— START Listing —
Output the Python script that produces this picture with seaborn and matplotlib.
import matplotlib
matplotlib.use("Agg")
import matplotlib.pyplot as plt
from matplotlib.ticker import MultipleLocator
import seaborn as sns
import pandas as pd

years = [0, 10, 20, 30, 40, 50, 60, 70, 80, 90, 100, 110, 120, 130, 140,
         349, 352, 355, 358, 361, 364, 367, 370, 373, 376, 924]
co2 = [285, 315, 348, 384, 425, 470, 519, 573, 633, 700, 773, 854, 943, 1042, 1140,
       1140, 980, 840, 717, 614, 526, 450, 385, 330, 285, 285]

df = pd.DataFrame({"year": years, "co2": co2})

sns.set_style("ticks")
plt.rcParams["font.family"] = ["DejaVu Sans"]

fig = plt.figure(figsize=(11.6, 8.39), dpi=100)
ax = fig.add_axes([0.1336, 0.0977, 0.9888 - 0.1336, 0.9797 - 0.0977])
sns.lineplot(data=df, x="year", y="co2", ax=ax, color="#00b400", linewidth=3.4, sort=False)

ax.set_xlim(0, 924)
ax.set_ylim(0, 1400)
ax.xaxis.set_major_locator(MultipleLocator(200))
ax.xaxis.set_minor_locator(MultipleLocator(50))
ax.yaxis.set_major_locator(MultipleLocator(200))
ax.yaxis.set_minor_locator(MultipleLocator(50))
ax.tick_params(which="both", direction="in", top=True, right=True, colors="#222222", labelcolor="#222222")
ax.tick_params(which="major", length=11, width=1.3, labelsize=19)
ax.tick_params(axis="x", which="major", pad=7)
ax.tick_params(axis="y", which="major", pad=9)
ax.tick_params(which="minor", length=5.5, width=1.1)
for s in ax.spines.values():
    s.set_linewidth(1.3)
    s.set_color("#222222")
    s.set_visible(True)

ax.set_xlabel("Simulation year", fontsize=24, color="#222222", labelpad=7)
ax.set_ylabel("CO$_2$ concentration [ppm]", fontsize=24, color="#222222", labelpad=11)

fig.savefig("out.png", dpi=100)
— END Listing —
— START Listing —
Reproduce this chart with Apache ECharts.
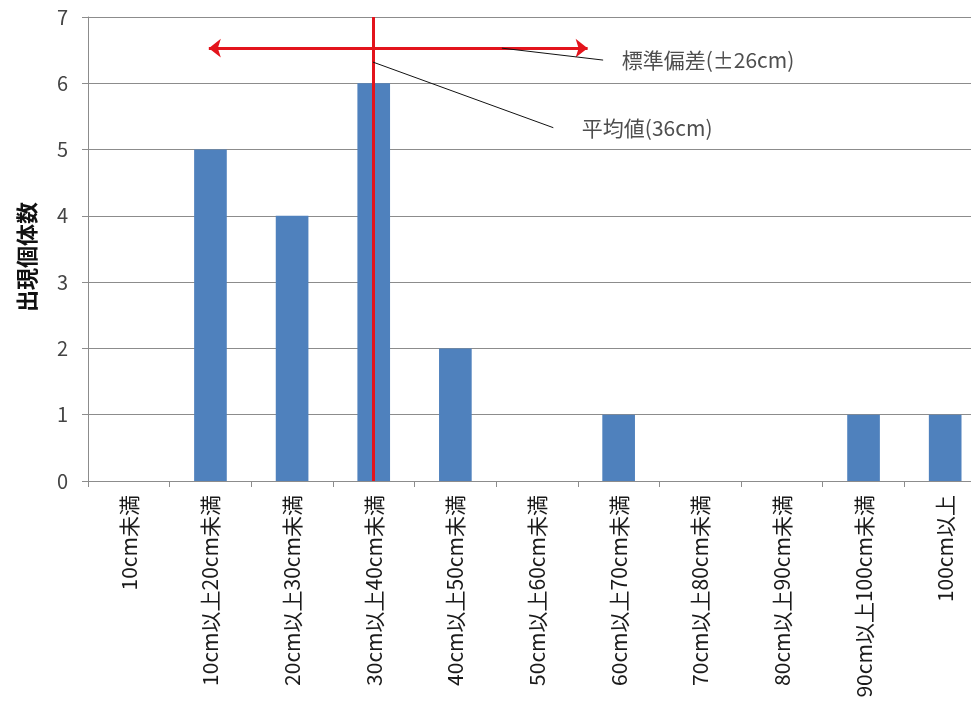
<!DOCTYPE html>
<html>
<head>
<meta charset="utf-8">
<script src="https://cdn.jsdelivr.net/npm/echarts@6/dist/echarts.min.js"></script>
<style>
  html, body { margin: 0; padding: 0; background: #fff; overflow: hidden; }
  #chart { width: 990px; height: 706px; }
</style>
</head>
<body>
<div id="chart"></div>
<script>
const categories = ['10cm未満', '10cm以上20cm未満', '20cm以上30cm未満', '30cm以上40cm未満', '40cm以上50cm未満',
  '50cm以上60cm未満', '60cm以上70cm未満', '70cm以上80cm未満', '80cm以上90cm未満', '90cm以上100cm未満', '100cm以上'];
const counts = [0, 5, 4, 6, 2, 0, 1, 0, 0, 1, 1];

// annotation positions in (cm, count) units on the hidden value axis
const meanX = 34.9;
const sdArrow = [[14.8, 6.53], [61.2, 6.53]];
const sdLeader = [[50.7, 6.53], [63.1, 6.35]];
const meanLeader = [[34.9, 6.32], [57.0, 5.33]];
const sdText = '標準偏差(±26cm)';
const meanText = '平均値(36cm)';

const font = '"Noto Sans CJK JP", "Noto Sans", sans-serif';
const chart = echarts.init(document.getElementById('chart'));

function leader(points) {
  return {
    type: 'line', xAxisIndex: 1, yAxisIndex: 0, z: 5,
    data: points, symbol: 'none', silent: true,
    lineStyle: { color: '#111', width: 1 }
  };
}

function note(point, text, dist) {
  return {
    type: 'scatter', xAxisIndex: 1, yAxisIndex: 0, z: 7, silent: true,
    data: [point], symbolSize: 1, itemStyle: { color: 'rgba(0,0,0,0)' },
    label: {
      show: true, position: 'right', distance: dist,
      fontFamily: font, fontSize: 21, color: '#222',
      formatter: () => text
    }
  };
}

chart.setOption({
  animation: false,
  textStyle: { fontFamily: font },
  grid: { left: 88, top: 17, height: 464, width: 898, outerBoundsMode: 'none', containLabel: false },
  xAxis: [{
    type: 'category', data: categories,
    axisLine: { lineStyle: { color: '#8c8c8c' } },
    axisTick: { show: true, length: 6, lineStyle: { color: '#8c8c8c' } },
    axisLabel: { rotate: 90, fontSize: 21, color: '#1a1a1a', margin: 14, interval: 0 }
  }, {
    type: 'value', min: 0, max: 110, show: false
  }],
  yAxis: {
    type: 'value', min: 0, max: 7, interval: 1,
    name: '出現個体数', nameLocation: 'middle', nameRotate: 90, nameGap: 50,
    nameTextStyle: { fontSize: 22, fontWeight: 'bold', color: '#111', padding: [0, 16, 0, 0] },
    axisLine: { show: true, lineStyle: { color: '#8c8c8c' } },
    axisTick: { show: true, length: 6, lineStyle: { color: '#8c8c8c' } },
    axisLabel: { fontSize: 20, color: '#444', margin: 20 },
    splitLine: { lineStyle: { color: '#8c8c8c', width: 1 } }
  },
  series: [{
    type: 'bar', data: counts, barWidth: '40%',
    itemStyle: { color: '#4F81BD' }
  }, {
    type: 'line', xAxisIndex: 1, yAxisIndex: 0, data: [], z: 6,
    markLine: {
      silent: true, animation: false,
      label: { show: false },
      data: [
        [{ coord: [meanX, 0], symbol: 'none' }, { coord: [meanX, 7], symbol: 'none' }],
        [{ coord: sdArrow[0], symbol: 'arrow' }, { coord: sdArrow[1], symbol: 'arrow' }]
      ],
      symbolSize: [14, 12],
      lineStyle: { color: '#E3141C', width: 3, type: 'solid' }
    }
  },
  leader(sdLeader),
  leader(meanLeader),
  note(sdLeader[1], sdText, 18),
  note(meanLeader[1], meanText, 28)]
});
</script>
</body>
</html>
— END Listing —
— START Listing —
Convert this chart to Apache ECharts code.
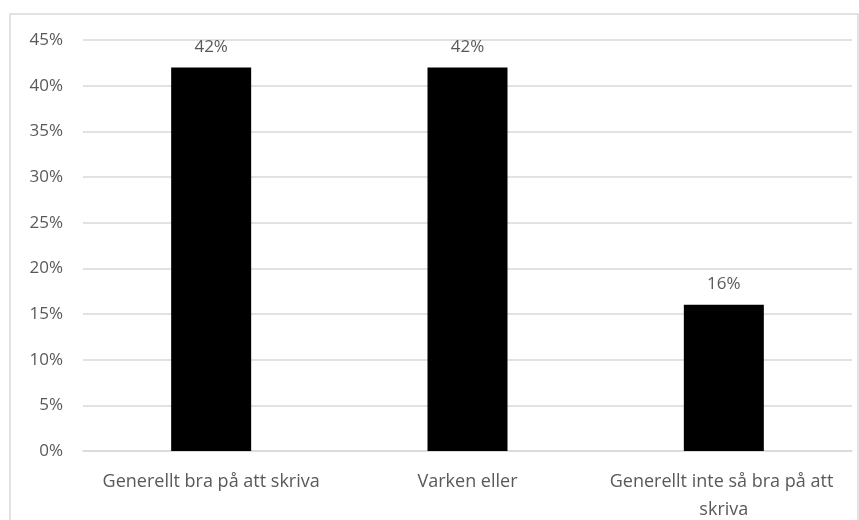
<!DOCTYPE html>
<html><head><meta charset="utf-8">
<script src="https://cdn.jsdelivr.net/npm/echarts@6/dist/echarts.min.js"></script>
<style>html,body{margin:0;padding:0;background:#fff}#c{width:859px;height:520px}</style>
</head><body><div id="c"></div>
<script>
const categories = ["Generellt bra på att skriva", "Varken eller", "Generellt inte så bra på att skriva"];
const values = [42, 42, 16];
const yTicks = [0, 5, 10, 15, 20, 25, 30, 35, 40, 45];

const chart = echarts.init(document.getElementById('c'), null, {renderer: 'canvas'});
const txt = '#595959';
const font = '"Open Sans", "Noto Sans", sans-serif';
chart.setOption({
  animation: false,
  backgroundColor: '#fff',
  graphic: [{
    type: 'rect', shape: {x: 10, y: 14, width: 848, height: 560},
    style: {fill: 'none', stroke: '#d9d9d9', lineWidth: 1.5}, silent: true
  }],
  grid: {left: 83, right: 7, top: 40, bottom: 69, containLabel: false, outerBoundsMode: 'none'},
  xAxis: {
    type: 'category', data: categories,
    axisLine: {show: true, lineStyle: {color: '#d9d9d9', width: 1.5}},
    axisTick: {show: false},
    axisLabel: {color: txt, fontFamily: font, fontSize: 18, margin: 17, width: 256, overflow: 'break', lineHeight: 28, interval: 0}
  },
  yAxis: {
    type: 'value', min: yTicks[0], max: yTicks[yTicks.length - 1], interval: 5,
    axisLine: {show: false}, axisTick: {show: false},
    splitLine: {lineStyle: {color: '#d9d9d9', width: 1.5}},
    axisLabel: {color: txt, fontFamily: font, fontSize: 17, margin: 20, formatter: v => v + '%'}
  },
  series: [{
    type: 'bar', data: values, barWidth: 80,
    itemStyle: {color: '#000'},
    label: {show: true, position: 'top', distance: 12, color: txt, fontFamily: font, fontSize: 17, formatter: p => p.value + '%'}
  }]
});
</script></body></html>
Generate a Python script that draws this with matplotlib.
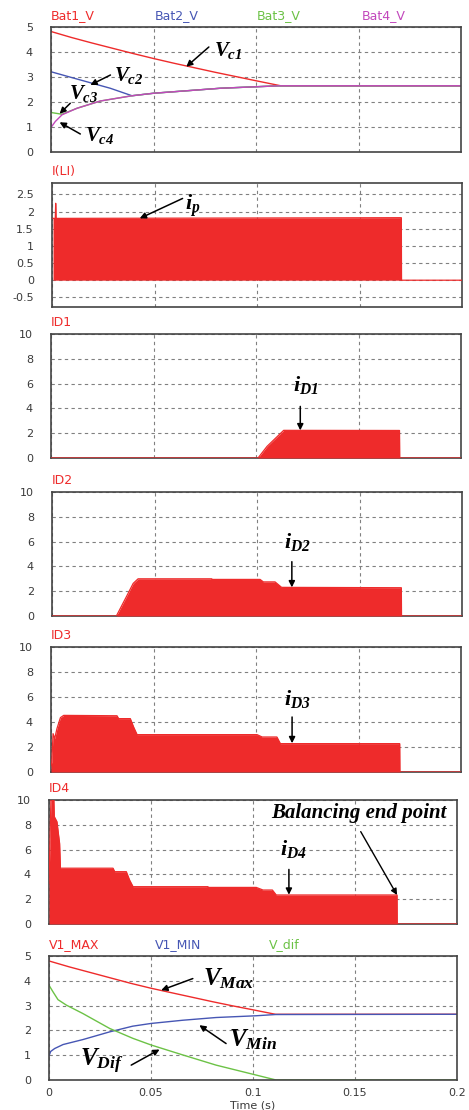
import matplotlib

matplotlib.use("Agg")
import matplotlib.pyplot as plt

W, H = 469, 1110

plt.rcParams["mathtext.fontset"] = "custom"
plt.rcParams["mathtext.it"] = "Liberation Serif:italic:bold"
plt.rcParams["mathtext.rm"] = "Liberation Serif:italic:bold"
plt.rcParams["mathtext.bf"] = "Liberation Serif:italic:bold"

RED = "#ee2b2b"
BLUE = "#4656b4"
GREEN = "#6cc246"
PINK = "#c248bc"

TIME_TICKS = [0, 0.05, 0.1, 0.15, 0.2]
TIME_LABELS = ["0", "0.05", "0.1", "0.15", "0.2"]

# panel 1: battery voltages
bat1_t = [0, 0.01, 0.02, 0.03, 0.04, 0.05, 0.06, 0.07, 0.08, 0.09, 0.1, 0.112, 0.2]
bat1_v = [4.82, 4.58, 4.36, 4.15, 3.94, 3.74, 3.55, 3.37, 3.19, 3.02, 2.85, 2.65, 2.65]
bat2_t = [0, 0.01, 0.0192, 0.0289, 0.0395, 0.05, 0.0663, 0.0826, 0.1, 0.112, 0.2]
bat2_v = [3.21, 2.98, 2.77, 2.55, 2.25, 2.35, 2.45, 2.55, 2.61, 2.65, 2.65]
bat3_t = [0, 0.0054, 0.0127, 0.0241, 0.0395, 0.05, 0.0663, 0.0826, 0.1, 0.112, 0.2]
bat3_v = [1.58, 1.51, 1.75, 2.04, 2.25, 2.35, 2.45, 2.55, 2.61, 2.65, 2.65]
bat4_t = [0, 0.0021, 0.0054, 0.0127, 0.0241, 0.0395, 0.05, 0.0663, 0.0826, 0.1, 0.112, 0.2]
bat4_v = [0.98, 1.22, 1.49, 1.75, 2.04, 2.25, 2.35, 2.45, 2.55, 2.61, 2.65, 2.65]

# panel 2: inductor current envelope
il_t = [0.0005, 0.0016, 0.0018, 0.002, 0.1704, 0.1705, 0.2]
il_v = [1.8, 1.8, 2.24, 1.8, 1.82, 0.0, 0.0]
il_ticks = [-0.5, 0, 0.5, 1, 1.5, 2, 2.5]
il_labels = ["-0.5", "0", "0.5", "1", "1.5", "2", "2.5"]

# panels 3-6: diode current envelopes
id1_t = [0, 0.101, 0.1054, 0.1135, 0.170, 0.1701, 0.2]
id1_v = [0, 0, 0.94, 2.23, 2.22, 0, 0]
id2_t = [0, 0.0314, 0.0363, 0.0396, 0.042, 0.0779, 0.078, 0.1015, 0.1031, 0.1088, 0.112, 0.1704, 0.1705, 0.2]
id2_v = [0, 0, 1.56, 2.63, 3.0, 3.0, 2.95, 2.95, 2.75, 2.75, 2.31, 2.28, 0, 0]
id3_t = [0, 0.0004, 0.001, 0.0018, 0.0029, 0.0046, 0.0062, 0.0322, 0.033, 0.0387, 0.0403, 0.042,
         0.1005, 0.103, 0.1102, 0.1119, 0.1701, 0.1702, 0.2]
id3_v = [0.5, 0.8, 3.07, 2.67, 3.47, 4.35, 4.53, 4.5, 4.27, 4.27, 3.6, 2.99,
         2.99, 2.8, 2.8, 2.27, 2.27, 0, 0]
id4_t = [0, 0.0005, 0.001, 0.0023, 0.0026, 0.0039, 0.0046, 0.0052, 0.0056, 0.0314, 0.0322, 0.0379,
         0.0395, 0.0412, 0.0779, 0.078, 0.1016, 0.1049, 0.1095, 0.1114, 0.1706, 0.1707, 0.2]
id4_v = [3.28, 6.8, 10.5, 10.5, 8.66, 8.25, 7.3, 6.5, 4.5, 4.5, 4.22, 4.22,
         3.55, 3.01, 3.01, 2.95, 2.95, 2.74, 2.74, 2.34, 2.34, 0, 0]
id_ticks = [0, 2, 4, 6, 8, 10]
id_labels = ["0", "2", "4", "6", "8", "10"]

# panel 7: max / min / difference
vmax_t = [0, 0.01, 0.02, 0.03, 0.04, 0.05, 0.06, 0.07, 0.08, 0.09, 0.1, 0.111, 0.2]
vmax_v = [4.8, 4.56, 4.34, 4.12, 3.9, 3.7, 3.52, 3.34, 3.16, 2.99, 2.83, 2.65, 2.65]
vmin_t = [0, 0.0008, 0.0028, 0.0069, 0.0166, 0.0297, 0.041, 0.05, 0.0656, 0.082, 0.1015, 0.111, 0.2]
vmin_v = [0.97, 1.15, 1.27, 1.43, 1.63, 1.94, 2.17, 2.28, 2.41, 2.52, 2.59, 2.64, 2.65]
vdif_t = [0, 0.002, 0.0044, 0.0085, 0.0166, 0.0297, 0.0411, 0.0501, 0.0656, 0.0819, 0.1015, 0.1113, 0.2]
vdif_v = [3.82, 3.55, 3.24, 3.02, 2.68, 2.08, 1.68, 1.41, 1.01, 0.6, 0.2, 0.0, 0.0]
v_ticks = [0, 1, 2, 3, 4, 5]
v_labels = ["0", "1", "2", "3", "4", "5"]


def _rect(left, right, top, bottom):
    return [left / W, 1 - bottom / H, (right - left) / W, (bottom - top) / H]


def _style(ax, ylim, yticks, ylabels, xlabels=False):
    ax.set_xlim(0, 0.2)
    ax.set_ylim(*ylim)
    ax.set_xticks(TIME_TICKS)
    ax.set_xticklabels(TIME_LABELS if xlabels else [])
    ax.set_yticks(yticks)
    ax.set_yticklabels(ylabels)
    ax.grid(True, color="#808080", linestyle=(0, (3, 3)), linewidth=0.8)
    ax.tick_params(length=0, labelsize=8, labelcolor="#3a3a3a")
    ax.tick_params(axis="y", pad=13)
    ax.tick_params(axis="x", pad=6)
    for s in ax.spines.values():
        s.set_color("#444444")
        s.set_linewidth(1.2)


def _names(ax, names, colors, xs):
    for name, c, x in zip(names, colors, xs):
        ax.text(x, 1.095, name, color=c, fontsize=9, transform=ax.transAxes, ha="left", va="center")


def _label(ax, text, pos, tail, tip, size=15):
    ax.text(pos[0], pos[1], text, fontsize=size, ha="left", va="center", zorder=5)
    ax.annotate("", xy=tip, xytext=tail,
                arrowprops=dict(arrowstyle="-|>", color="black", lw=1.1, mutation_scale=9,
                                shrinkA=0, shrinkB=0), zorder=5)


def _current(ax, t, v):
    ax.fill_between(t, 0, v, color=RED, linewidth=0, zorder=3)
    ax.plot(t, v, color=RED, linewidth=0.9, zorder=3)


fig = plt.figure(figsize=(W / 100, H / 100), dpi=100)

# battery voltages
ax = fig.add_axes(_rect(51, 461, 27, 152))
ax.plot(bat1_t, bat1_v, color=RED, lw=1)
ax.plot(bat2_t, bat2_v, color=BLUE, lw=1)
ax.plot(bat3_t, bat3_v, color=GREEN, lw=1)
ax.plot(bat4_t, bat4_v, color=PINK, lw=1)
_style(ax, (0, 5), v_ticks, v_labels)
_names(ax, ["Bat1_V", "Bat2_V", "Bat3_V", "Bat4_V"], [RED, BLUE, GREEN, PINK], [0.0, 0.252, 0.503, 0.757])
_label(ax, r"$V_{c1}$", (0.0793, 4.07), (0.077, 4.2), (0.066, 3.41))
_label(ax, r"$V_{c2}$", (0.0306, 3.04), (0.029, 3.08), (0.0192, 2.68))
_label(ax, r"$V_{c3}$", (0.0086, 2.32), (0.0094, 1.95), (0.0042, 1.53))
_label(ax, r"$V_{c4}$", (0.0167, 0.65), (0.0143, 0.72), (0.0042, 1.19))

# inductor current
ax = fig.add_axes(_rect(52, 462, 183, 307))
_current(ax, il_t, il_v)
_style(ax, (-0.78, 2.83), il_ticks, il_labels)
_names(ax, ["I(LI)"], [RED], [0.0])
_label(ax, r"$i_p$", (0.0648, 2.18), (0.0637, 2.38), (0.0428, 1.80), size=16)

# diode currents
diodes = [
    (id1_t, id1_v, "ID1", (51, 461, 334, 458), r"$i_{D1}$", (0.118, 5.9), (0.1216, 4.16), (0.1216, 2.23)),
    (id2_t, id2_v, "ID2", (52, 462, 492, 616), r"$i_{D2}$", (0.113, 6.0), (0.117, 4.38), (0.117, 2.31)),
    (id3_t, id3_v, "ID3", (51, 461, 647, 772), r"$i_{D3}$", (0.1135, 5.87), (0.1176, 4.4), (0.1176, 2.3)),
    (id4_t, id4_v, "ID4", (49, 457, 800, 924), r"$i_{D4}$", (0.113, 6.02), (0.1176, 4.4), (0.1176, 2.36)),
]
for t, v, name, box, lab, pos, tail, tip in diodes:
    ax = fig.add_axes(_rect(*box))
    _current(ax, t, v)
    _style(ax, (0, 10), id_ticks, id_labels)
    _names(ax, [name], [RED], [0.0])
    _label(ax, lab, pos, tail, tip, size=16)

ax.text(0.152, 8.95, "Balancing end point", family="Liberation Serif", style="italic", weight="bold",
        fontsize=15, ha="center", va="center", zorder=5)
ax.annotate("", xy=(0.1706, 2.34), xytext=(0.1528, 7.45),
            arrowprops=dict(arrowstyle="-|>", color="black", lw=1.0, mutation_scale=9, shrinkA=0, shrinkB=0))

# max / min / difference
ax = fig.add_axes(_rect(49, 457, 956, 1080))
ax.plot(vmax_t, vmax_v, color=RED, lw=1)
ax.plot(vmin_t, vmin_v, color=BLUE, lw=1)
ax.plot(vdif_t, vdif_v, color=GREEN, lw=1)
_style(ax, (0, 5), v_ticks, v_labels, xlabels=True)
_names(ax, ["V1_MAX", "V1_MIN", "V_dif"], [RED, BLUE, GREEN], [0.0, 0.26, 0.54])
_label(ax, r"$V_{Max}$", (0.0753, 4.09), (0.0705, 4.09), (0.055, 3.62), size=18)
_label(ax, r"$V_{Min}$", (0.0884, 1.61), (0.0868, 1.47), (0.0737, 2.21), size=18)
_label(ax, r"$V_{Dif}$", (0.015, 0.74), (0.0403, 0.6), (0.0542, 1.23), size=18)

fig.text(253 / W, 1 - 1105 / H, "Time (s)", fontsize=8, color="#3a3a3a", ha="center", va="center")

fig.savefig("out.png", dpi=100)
— END Listing —
**Task directions**: Retype the section that opens with the line holding "Convert this chart to Apache ECharts code." and closes with the line holding "35, 40, 45];", exactly as it reads, without any pictures.

**Response below**:
Convert this chart to Apache ECharts code.
<!DOCTYPE html>
<html><head><meta charset="utf-8">
<script src="https://cdn.jsdelivr.net/npm/echarts@6/dist/echarts.min.js"></script>
<style>html,body{margin:0;padding:0;background:#fff}#c{width:859px;height:520px}</style>
</head><body><div id="c"></div>
<script>
const categories = ["Generellt bra på att skriva", "Varken eller", "Generellt inte så bra på att skriva"];
const values = [42, 42, 16];
const yTicks = [0, 5, 10, 15, 20, 25, 30, 35, 40, 45];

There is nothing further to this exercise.